Tuesday, June 4, 2013

Gopher Gall

I've always operated on a live and let live philosophy in the garden. If pests don't mess with too many of my plants, they live. Sure, this philosophy has been tested and broken on occasion. Who can forget the Slug Fest of '09 or the Earwig War of '10?

Still, for the most part, I plant to share. A little for the bugs, more for me.

That was, until the Gopher.

I saw the little mounds and thought to myself, "This can't be good."

I researched humane treatments and discovered a safe repellent.

The little bastard kicked it to the surface and continued on his quest ever closer to my garden.

First to go were two gorgeous tomatillos I'd planted when they were a mere three inches high and dying of dehydration. They'd grown into gorgeous specimens of greenery with yellow flowers that promised salsa verde shortly.

I came home and stared at my garden sensing all was not right in my little world.

"One, two, three, four...wait. Where's number five?"

By the next morning, I was down to three. The other two had been sucked underground where the gopher feasted on the succulent leaves and tiny tomatillos.

Then the tomatoes.

First my Berkley Tie Dye, a little guy I've planted without success for four years. He was only inches tall and didn't stand a chance.

Then, came my Mortgage Lifter. It was heartier, sturdier than the Berkley. I looked at it as I watered and wondered why its leaves were so wilted when all around it grew healthy plants. I touched my finger to a stem and it fell over, the roots neatly gnawed off and waiting to be pulled beneath the ground. I pulled it and stuck my hose down the tunnel flooding it until it collapsed with a small poof of dust.

Thinking I'd gotten rid of the gopher once and for all, I washed my hands and put him out of my mind.

Until the next day when the kids ran into the house yelling that my Early Girl was stuck in the ground. Confused, I walked outside to discover a former four foot tomato plant half in the ground, the former brilliant orange green fruit rolling to the side.

And, counting, I realized the Box Car Willie was missing too.

(At this point, I'm sure you realize I buy tomatoes based on their names.)

I placed a phone call.

A couple hours later, my friend Steve showed up with traps. He placed them in the tunnels warning the kids not to touch them. And then, I waited.

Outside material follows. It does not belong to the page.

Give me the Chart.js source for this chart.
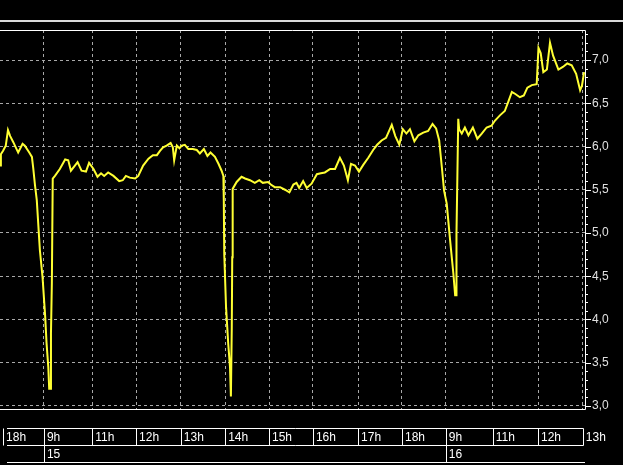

A day passed without a peep from the Gopher.

Then, the next day, Steve stopped by to check out the traps and pulled up a gopher that was the size of a small cat.

Well, maybe not that big.

One thing was for sure. He'd been feasting on my plants. He was big and fat and deader than a doornail.

I shuddered and cringed and then sent him to his grave.

People who think gardening is boring have no idea the amount of death involved.